Concord is an area of Washington, a town in Tyne and Wear, England. Historically, Concord was part of County Durham, joining the county of Tyne and Wear in 1974, following its creation.

Washington is centrally located, with the city centres of Newcastle upon Tyne, Durham and Sunderland, hence, it has close ties to all three cities. All three cities are easily accessible by road, and public transport from Concord.

The main street at Concord's centre is Front Street, which comprises several local shops, bars and cafés.

Concord houses the Washington Millennium Centre, situated in The Oval, which provides youth clubs for children and young people, as well as having an outdoor football area and other regular activities.

The village also has a small health centre, the Victoria Health Centre, situated on Victoria Road, near to the bus station.
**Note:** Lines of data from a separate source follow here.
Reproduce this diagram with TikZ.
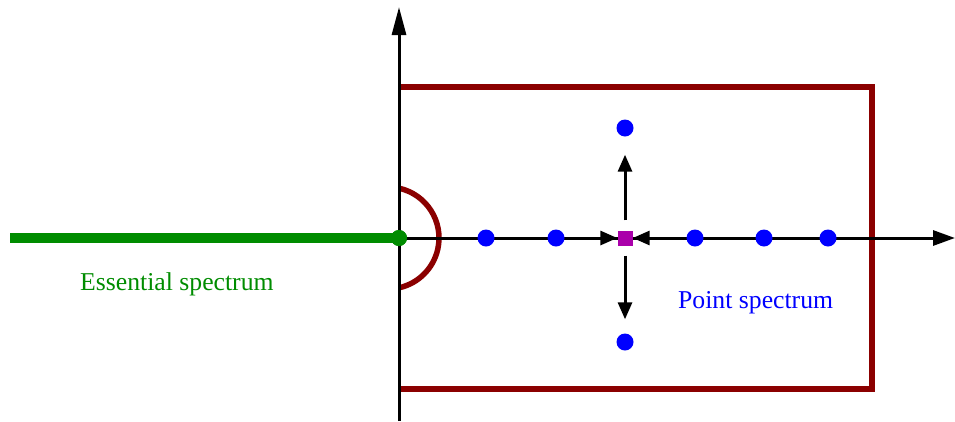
\documentclass[tikz,border=0pt]{standalone}
\usepackage{fontspec}
\setmainfont{Liberation Serif}
\usetikzlibrary{arrows.meta}
\definecolor{essgreen}{RGB}{0,140,0}
\definecolor{boxred}{RGB}{139,0,0}
\definecolor{ptblue}{RGB}{0,0,255}
\definecolor{sqmag}{RGB}{170,0,170}
\tikzset{
  axisline/.style={line width=3pt, black},
  boxline/.style={line width=5.5pt, boxred, line join=miter},
  ptdot/.style={circle, fill=ptblue, inner sep=0pt, minimum size=17pt},
  gdot/.style={circle, fill=essgreen, inner sep=0pt, minimum size=16pt},
  sqnode/.style={rectangle, fill=sqmag, inner sep=0pt, minimum size=15pt},
  moveto/.style={line width=3pt, black, -{Triangle[length=17pt,width=14pt]}},
  lbl/.style={font=\fontsize{25.7}{30}\selectfont, inner sep=0pt, anchor=base west}
}
\begin{document}
\begin{tikzpicture}[x=1pt,y=-1pt]
\useasboundingbox (0,0) rectangle (955,421);
% rectangle (open on the axis side)
\draw[boxline] (399,87) -- (872,87) -- (872,389) -- (399,389);
% arc (circle centred slightly left of the vertical axis)
\coordinate (arcC) at (388,238);
\draw[boxline] (arcC) ++(-77.5:51) arc[start angle=-77.5, end angle=77.5, radius=51];
% essential spectrum line
\coordinate (essL) at (10,238);
\node[gdot] (origin) at (399,238) {};
\draw[line width=10pt, essgreen] (essL) -- (origin.center);
% axes
\coordinate (vB) at (399,421);
\coordinate (vT) at (399,7);
\coordinate (hL) at (399,238);
\coordinate (hR) at (955,238);
\draw[axisline, -{Triangle[length=28pt,width=14pt]}] (vB) -- (vT);
\draw[axisline, -{Triangle[length=22pt,width=15pt]}] (hL) -- (hR);
\node[gdot] (origin2) at (399,238) {};
% point spectrum
\node[ptdot] (p1) at (486,238) {};
\node[ptdot] (p2) at (556,238) {};
\node[ptdot] (p3) at (695,238) {};
\node[ptdot] (p4) at (764,238) {};
\node[ptdot] (p5) at (828,238) {};
\node[ptdot] (pu) at (625,128) {};
\node[ptdot] (pd) at (625,342) {};
\node[sqnode] (sq) at (625,238) {};
\draw[moveto, shorten <=10pt, shorten >=18pt] (sq) -- (pu);
\draw[moveto, shorten <=10pt, shorten >=14pt] (sq) -- (pd);
\draw[moveto] (p2) -- (sq);
\draw[moveto] (p3) -- (sq);
% labels
\node[lbl, text=essgreen] (esslbl) at (80,290) {Essential spectrum};
\node[lbl, text=ptblue] (ptlbl) at (678,308) {Point spectrum};
\end{tikzpicture}
\end{document}
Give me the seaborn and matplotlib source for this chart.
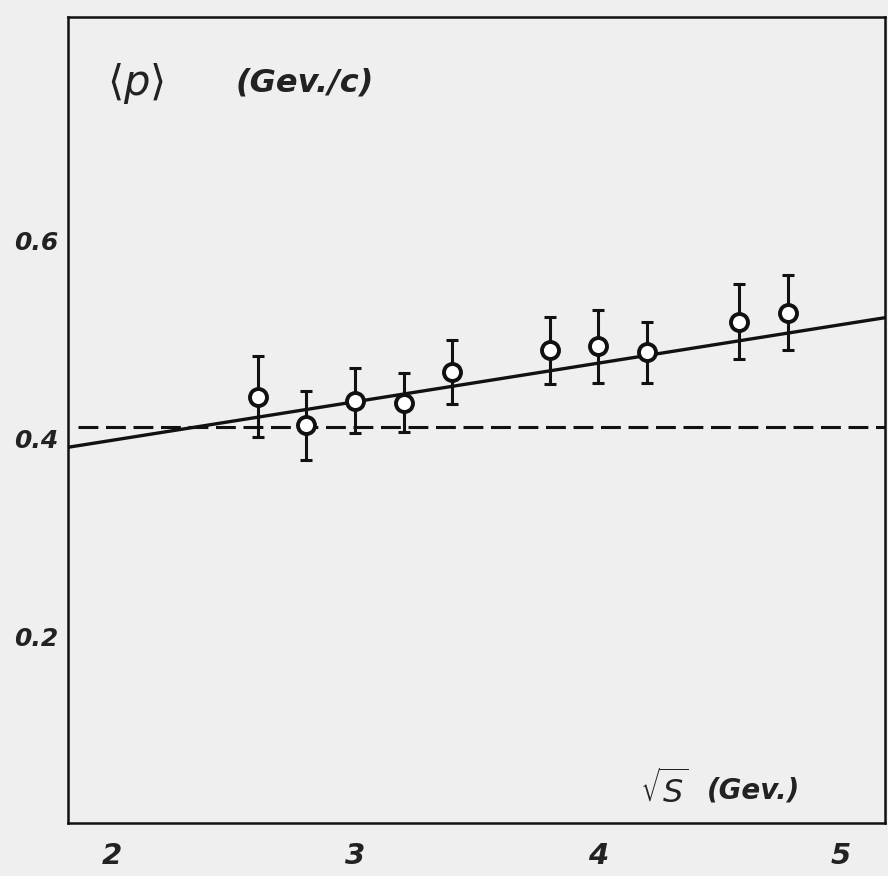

Neighbouring villages include Albany, Donwell, Usworth, Sulgrave and Follingsby. Nearby industrial estates include Stephenson and Hertburn, as well as the Nissan UK Factory.

Washington School is also nearby, just north of the Sunderland Highway.

Transport 

Concord Bus Station is served by Go North East's local bus services, with frequent routes running in and around Washington, as well as County Durham, Gateshead, Newcastle upon Tyne and Sunderland. The bus station has six departure stands (lettered A–F), each of which is fitted with seating, next bus information displays, and timetable posters.